Last Sunday evening I was sent a humorous MoveOn.org Mother’s Day video  that you can personalize with any mother’s first and last name and suddenly have a video with “CNNBC” news anchors congratulating you by name as the “2009 Mother of the Year.” Katie and I watched the video together in disbelief. The personalized use of graphics is quite clever. Obama, with a “Coffman” graphic under his figure states, “We are proud of you. You are carrying on a vital task.” The “National Maternal Society” director described me as “selflessly contributing 52 hours of every day to people other than herself.” Angelina Jolie and Brad Pitt are clearly upset by "Coffman’s win." At the end of the video a news anchor states, “In other news, a study confirms that putting your hair back in a ponytail is not the same thing as taking a shower” -- a point that I found laugh out loud hilarious, but which Katie (who sleeps in her ponytail) found less than amusing.
Katie is fascinated with the sciences and with the chemistry of cooking.

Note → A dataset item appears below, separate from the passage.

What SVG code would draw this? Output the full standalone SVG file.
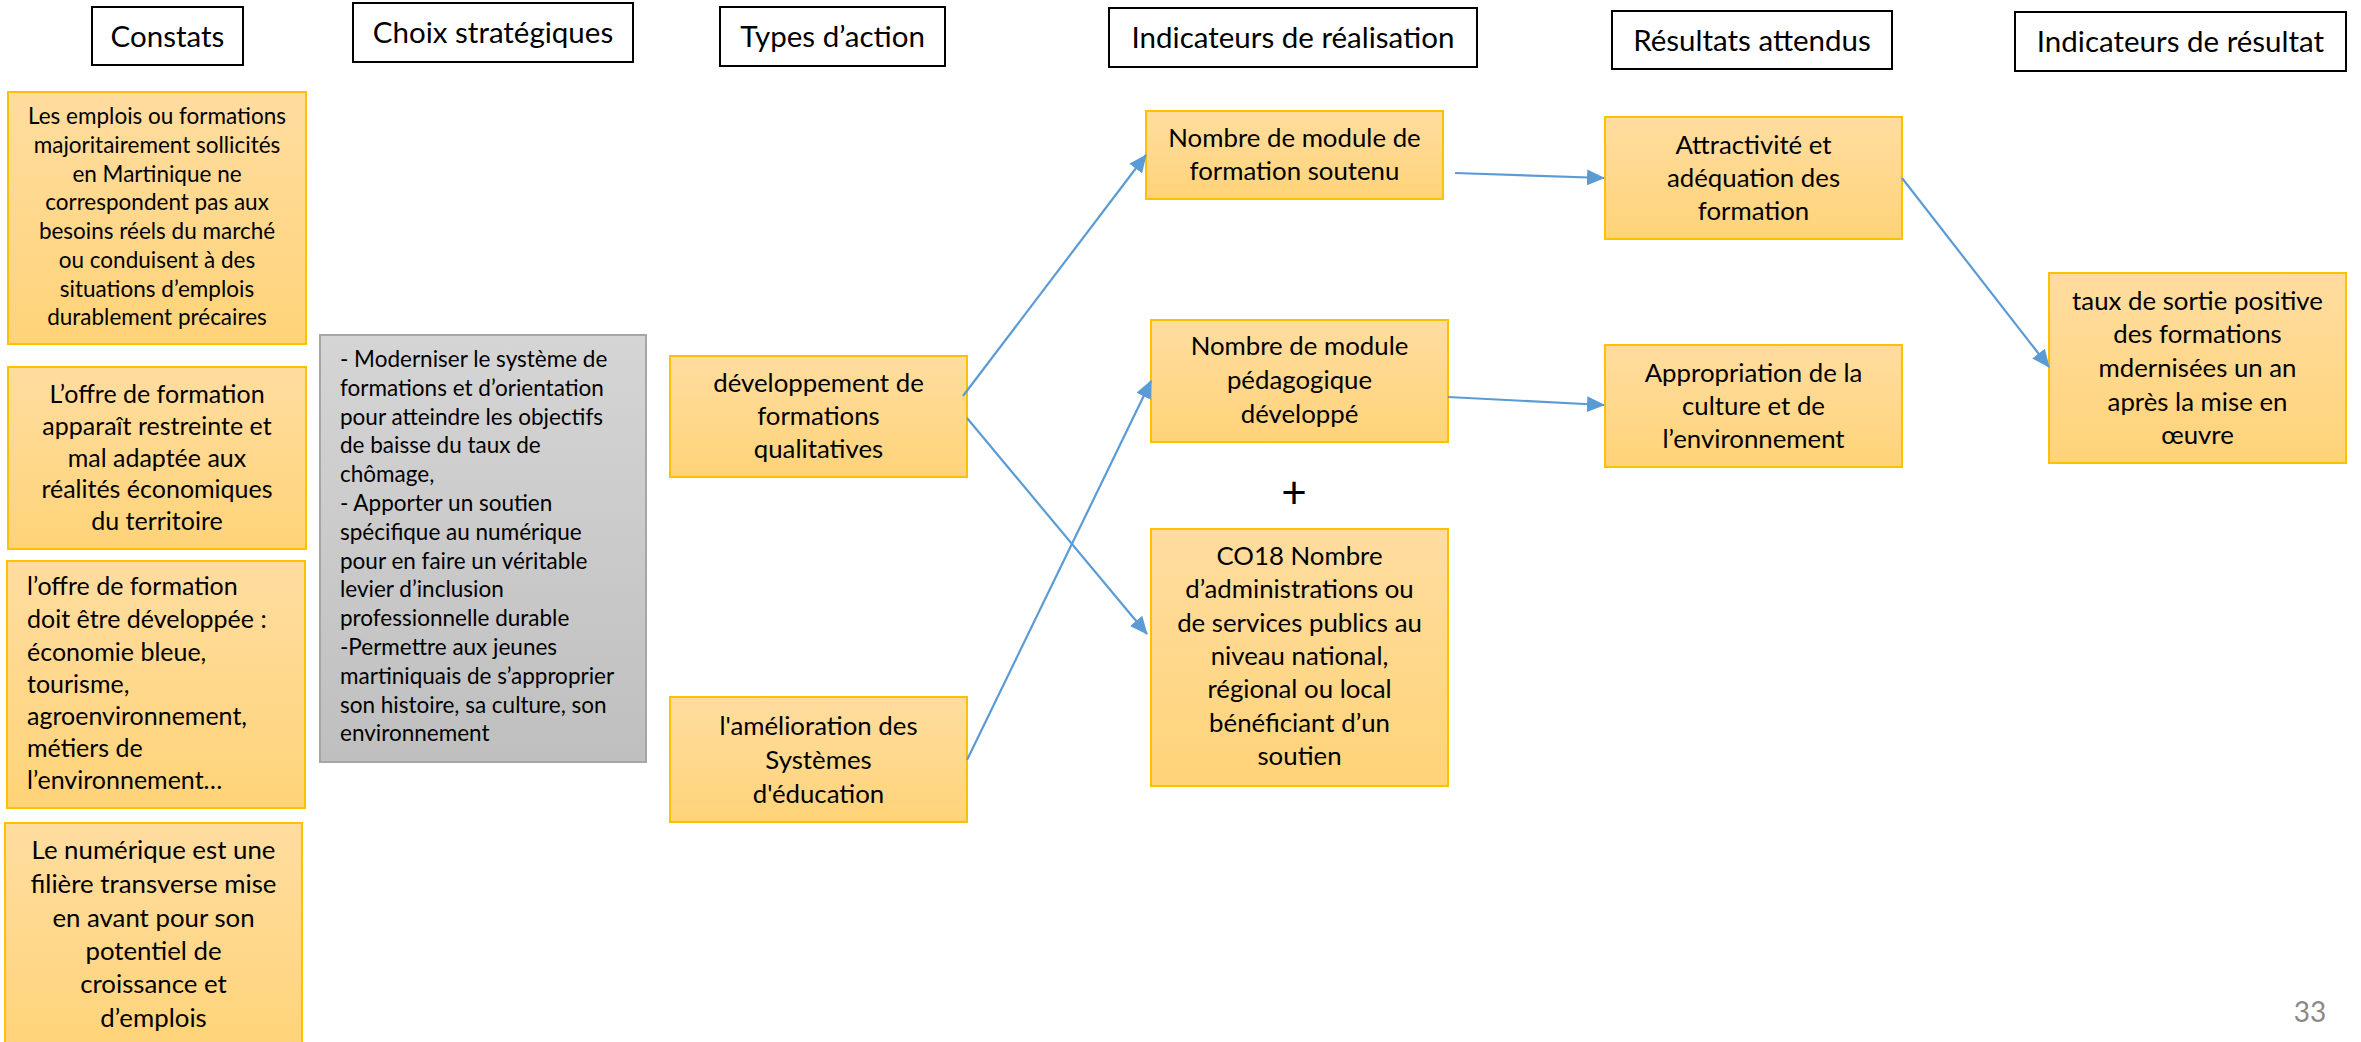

Thankfully, her hormonal surges do not seem to be affecting her interests in scienc e--just her relationships with authority. (I haven't really worried about the impact of my own drop in hormones...)
I wonder if conflict resolution is more complicated for a long distance mom of teenagers? Would Katie and I have fewer conflicts if I traveled less and stayed at home more? Not necessarily, say many of my friends with older children. One friend, another divorced mom with grown children, suggested to me that being with your children every day is not the most important factor in parenting. “What your kids remember is how you are when you are with them,” she offered.